Today we celebrate our Lord’s gracious promise to be with us always in life and in death. We remember this day the children of Bethlehem and the children of every time and every place who are suffering. We remember those who are working to give these children a fair go in life. As Christ’s disciples, we strive to make this world a better and happier place for the vulnerable and helpless.

Jesus Christ walks with us in this violent, stark existence to suffer with us, walk with us and take us home.

In a Russian orphanage, there were about 100 boys and girls who had been abused and abandoned – like the babies of Bethlehem, they had experienced the violence of our world. With amazement, they heard the Christmas story for the first time.

Following the story, the children were given small pieces of cardboard to make a manger. They tore up a paper serviette for straw and were given a small doll cut out of felt.

In next to no time 6-year-old Misha finished his project, not with one baby but with two babies in the manger. When Misha was asked why he had two babies in the manger he replied by retelling the story until he came to the part where Mary put the baby Jesus in the manger.

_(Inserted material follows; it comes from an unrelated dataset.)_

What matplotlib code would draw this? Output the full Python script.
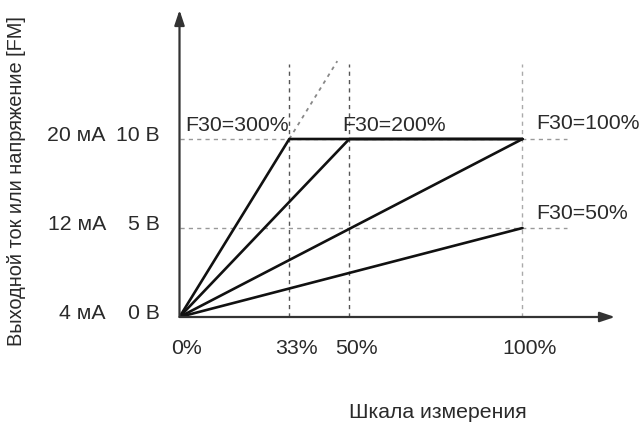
import matplotlib
matplotlib.use("Agg")
import matplotlib.pyplot as plt

# F30 gain settings and where each line saturates on the scale axis (%)
gains = [300, 200, 100, 50]
gain_labels = ["F30=300%", "F30=200%", "F30=100%", "F30=50%"]
sat_x = [32, 49.5, 100, 100]        # as drawn in the picture
sat_v = [10, 10, 10, 5]
x_ticks = [0, 32, 49.5, 100]
x_tick_labels = ["0%", "33%", "50%", "100%"]
y_ticks = [0, 5, 10]
ma_labels = ["4 мА", "12 мА", "20 мА"]
v_labels = ["0 В", "5 В", "10 В"]
v_max = 10

plt.rcParams["font.family"] = ["Liberation Sans", "DejaVu Sans"]
TXT = "#2a2a2a"

W, H = 639, 425
fig = plt.figure(figsize=(W / 100, H / 100), dpi=100)
x0, y0 = 179.5, 317
px_x = 3.43    # pixels per %
px_y = 17.8    # pixels per V
xmax = (615 - x0) / px_x
ymax = (y0 - 10) / px_y
ax = fig.add_axes([x0 / W, (H - y0) / H, (615 - x0) / W, (y0 - 10) / H])
ax.set_xlim(0, xmax)
ax.set_ylim(0, ymax)
ax.axis("off")

# axes with arrows
arrow = dict(arrowstyle="-|>,head_length=0.9,head_width=0.3", color="#333333", lw=1.6,
             shrinkA=0, shrinkB=0)
ax.annotate("", xy=(xmax, 0), xytext=(0, 0), arrowprops=arrow, annotation_clip=False)
ax.annotate("", xy=(0, ymax), xytext=(0, 0), arrowprops=arrow, annotation_clip=False)

# guide lines
for xv, col in zip(x_ticks[1:], ["#555555", "#555555", "#aaaaaa"]):
    ax.plot([xv, xv], [0, 14.2], ls=(0, (3, 3)), color=col, lw=1.0)
for yv in [5, 10]:
    ax.plot([0, 113], [yv, yv], ls=(0, (3, 3)), color="#999999", lw=1.0)

# dotted extension of the 300% line
ext_x = 46
ax.plot([sat_x[0], ext_x], [10, 10 * ext_x / sat_x[0]], ls=(0, (2, 2.5)),
        color="#888888", lw=1.3)

# characteristic lines
for xs_, vs_ in zip(sat_x, sat_v):
    if xs_ < 100:
        xs, ys = [0, xs_, 100], [0, vs_, vs_]
    else:
        xs, ys = [0, xs_], [0, vs_]
    ax.plot(xs, ys, color="#111111", lw=1.9, solid_capstyle="round")

fs = 15.3
# curve labels
ax.text(1.6, 10.25, gain_labels[0], fontsize=fs, color=TXT, va="bottom", ha="left")
ax.text(47.5, 10.25, gain_labels[1], fontsize=fs, color=TXT, va="bottom", ha="left")
ax.text(104, 10.35, gain_labels[2], fontsize=fs, color=TXT, va="bottom", ha="left")
ax.text(104, 5.3, gain_labels[3], fontsize=fs, color=TXT, va="bottom", ha="left")

# tick labels
for xv, lab in zip(x_ticks, x_tick_labels):
    ax.text(xv + 2.0, -1.75, lab, fontsize=fs, color=TXT,
            ha="center", va="center", clip_on=False)
for yv, ma, v in zip(y_ticks, ma_labels, v_labels):
    ax.text(-21.5, yv + 0.2, ma, fontsize=fs, color=TXT, ha="right", va="center", clip_on=False)
    ax.text(-5.8, yv + 0.2, v, fontsize=fs, color=TXT, ha="right", va="center", clip_on=False)

fig.text(438 / W, 1 - 412 / H, "Шкала измерения", fontsize=fs, color=TXT,
         ha="center", va="center")
fig.text(17 / W, 1 - 181 / H, "Выходной ток или напряжение [FM]", fontsize=14.4,
         color=TXT, ha="center", va="center", rotation=90)

fig.savefig("out.png", dpi=100)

Then Misha made up his own ending to the story as he said, “And when Mary laid the baby in the manger, Jesus looked at me and asked me if I had a place to stay. I told him I have no mama and I have no papa, so I don’t have any place to stay. Then Jesus told me I could stay with him. But I told him I couldn’t, because I didn’t have a gift to give him like the wise men did.

But I wanted to stay with Jesus so much, so I thought about what I had that maybe I could use for a gift. I thought maybe if I kept him warm, that would be a good gift. So, I asked Jesus, “If I keep you warm, will that be a good enough gift?” And Jesus told me, “If you keep me warm, that will be the best gift anybody ever gave me.” “So, I got into the manger, and then Jesus looked at me and he told me I could stay with him – for always.”

As little Misha finished his story, his eyes brimmed full of tears that splashed down his little cheeks. Putting his hand over his face, his head dropped to the table and his shoulders shook as he sobbed and sobbed. The little orphan had found someone who would never abandon nor abuse him, someone who would stay with him – for always.

In the suffering and pain of our lives and in the violence of our world, Jesus is Immanuel – God with us – for always.